%%

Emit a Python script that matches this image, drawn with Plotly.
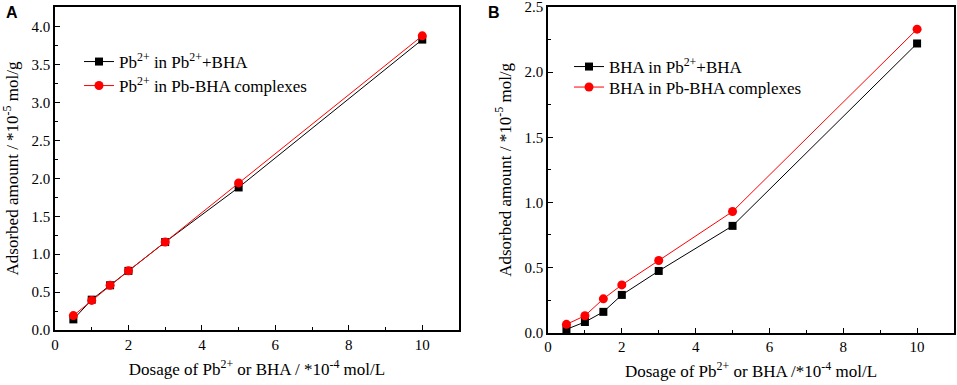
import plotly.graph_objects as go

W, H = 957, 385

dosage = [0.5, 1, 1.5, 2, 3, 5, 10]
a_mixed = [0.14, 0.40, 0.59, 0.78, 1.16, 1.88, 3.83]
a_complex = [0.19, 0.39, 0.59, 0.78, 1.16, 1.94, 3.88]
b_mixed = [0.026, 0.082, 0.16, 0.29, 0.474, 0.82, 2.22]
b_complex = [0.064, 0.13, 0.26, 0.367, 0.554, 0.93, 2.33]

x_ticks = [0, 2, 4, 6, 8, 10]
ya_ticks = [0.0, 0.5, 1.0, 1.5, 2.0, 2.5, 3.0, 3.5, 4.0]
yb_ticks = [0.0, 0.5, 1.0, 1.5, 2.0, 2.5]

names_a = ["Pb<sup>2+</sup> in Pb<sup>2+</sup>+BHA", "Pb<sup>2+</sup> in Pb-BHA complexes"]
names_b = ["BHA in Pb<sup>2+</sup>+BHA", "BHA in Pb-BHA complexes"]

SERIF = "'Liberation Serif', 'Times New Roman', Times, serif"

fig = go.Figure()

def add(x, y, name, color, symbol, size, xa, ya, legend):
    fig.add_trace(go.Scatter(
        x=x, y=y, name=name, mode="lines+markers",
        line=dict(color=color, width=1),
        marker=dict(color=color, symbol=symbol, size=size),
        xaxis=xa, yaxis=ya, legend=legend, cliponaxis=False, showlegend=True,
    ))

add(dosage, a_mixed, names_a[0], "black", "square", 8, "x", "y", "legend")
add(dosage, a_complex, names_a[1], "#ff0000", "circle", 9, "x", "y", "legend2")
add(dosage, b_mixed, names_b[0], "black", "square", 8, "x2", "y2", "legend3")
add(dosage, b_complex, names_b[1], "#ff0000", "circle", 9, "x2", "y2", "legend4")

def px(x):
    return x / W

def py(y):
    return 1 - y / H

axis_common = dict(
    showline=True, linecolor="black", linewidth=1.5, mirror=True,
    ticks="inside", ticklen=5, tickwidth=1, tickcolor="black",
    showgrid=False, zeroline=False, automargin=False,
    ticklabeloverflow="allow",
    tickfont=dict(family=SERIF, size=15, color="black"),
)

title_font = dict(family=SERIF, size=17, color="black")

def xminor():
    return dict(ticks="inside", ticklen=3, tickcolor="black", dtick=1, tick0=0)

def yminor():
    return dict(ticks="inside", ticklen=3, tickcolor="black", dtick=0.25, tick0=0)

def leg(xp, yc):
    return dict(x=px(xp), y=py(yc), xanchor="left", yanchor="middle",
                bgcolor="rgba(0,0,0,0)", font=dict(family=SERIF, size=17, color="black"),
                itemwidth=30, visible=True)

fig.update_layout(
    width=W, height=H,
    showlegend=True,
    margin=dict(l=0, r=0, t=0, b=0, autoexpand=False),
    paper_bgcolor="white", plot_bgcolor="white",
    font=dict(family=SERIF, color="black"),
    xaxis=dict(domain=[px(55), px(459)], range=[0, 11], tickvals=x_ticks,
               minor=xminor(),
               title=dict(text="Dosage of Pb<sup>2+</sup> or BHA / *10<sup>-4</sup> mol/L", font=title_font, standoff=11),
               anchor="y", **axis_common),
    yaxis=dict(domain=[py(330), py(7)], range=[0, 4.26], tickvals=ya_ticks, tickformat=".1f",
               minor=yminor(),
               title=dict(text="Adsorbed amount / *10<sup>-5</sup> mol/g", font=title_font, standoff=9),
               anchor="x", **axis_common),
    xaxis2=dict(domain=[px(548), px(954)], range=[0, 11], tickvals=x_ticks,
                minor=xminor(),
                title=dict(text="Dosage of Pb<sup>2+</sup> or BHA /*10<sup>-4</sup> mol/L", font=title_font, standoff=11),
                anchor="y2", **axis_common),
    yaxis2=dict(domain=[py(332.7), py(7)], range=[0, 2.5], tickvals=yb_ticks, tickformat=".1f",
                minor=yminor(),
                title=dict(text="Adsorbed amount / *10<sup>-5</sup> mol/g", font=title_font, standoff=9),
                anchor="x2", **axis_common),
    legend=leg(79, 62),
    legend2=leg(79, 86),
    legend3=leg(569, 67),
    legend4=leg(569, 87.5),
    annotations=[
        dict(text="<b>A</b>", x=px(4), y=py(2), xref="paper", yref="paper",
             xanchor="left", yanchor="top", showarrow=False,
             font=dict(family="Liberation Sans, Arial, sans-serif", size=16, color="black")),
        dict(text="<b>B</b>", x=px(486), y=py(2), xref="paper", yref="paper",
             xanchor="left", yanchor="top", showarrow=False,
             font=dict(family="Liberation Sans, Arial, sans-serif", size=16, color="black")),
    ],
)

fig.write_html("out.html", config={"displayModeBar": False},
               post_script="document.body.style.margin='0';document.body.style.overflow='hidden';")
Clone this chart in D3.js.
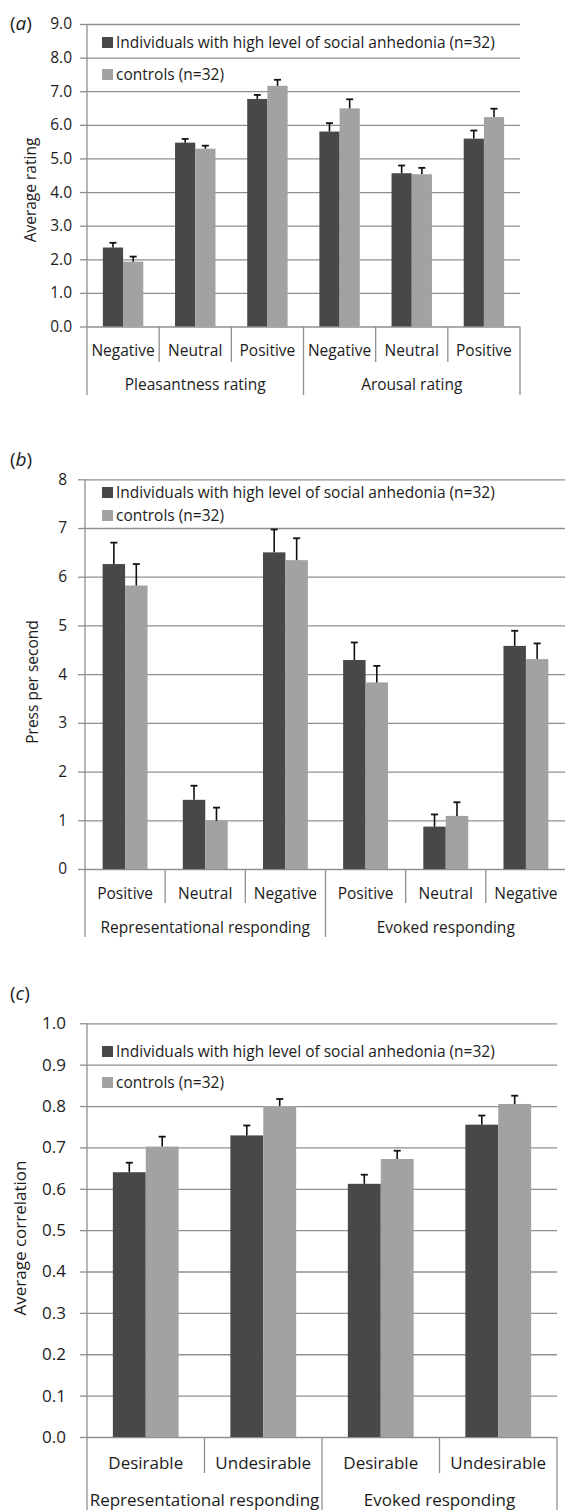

%%

Start at the first line of the records and write out everything up to and including the line containing "yb_ticks = [0.0, 0.5, 1.0, 1.5, 2.0, 2.5]". No pictures.

EXERCISE RESPONSE
Emit a Python script that matches this image, drawn with Plotly.
import plotly.graph_objects as go

W, H = 957, 385

dosage = [0.5, 1, 1.5, 2, 3, 5, 10]
a_mixed = [0.14, 0.40, 0.59, 0.78, 1.16, 1.88, 3.83]
a_complex = [0.19, 0.39, 0.59, 0.78, 1.16, 1.94, 3.88]
b_mixed = [0.026, 0.082, 0.16, 0.29, 0.474, 0.82, 2.22]
b_complex = [0.064, 0.13, 0.26, 0.367, 0.554, 0.93, 2.33]

x_ticks = [0, 2, 4, 6, 8, 10]
ya_ticks = [0.0, 0.5, 1.0, 1.5, 2.0, 2.5, 3.0, 3.5, 4.0]
yb_ticks = [0.0, 0.5, 1.0, 1.5, 2.0, 2.5]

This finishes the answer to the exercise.